## DATA LINES
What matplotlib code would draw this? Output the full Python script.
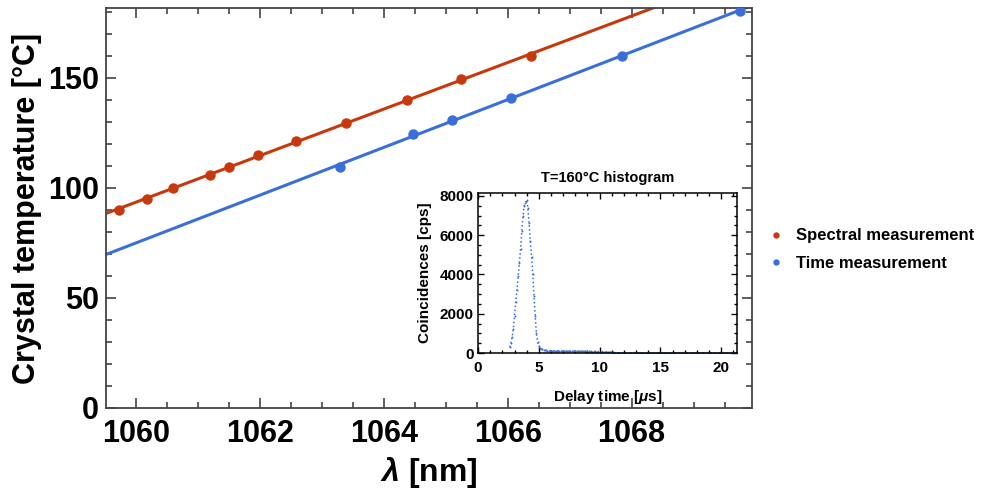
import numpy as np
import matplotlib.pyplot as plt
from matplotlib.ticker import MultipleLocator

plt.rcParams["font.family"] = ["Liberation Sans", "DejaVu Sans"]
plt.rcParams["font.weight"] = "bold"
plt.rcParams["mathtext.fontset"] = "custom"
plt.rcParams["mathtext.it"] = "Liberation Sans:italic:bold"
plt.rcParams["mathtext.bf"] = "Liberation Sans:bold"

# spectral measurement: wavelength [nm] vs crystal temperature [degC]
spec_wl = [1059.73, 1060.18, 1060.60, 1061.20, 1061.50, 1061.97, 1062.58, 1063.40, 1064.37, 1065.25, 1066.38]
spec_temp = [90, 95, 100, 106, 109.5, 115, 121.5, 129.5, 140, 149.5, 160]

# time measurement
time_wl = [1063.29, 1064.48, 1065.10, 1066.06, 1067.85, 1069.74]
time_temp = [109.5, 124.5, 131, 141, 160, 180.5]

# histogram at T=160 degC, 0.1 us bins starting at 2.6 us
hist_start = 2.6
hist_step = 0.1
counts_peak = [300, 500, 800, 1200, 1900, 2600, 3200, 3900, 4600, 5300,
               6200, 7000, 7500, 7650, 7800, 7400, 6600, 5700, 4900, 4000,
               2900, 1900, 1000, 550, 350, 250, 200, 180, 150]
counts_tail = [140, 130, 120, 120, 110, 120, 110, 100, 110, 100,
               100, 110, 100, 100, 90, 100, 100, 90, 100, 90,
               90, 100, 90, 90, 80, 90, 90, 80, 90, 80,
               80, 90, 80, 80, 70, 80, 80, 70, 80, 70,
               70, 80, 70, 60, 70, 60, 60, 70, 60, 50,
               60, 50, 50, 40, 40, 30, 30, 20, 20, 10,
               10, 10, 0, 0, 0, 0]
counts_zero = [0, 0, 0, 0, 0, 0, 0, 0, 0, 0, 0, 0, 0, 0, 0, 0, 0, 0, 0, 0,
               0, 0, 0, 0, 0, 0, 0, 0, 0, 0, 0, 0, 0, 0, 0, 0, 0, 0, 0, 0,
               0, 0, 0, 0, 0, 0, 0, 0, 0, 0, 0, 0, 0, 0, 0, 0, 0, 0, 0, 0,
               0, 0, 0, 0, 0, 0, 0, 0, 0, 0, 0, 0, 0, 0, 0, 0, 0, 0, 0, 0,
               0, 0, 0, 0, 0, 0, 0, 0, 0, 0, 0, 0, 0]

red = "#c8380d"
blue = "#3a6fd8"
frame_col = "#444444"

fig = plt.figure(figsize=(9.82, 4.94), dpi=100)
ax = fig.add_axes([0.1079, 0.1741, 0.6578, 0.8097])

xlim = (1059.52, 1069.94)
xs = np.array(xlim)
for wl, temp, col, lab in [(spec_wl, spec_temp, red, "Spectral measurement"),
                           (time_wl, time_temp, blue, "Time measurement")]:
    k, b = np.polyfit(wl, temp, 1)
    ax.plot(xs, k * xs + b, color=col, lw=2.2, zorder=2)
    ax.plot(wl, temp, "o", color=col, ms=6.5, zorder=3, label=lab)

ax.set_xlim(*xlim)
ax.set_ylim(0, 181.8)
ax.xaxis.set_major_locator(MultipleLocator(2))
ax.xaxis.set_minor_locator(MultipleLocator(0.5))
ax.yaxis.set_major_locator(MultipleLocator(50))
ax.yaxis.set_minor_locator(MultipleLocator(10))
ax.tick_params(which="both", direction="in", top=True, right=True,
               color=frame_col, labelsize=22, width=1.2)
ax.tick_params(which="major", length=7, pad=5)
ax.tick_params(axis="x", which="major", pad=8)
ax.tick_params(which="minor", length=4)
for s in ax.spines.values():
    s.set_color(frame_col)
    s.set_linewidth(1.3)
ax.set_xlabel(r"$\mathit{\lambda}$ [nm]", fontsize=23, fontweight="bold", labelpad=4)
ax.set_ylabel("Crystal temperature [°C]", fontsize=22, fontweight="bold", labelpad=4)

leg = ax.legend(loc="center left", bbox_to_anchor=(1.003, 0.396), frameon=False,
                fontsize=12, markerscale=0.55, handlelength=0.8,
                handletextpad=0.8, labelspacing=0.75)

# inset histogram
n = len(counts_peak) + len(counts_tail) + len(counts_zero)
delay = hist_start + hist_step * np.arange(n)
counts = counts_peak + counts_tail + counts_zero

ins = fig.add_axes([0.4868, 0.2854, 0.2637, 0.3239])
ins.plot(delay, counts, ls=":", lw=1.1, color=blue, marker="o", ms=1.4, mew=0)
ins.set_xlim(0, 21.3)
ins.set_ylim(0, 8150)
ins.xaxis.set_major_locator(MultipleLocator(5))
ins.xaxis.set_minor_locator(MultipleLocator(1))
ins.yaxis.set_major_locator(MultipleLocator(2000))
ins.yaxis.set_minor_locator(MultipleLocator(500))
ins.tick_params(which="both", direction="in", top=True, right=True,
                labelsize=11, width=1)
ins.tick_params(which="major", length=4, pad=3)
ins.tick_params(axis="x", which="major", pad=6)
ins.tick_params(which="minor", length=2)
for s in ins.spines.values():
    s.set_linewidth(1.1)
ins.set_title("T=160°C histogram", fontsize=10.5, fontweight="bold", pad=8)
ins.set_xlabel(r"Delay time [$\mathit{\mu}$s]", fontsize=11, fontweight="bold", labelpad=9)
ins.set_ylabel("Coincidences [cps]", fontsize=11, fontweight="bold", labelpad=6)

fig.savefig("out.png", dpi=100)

## TASK DETAILS
Quote, please, every line of the material above from its start through the line that has "140, 149.5, 160]", reproducing the words exactly and dropping any images.

## RESULT
What matplotlib code would draw this? Output the full Python script.
import numpy as np
import matplotlib.pyplot as plt
from matplotlib.ticker import MultipleLocator

plt.rcParams["font.family"] = ["Liberation Sans", "DejaVu Sans"]
plt.rcParams["font.weight"] = "bold"
plt.rcParams["mathtext.fontset"] = "custom"
plt.rcParams["mathtext.it"] = "Liberation Sans:italic:bold"
plt.rcParams["mathtext.bf"] = "Liberation Sans:bold"

# spectral measurement: wavelength [nm] vs crystal temperature [degC]
spec_wl = [1059.73, 1060.18, 1060.60, 1061.20, 1061.50, 1061.97, 1062.58, 1063.40, 1064.37, 1065.25, 1066.38]
spec_temp = [90, 95, 100, 106, 109.5, 115, 121.5, 129.5, 140, 149.5, 160]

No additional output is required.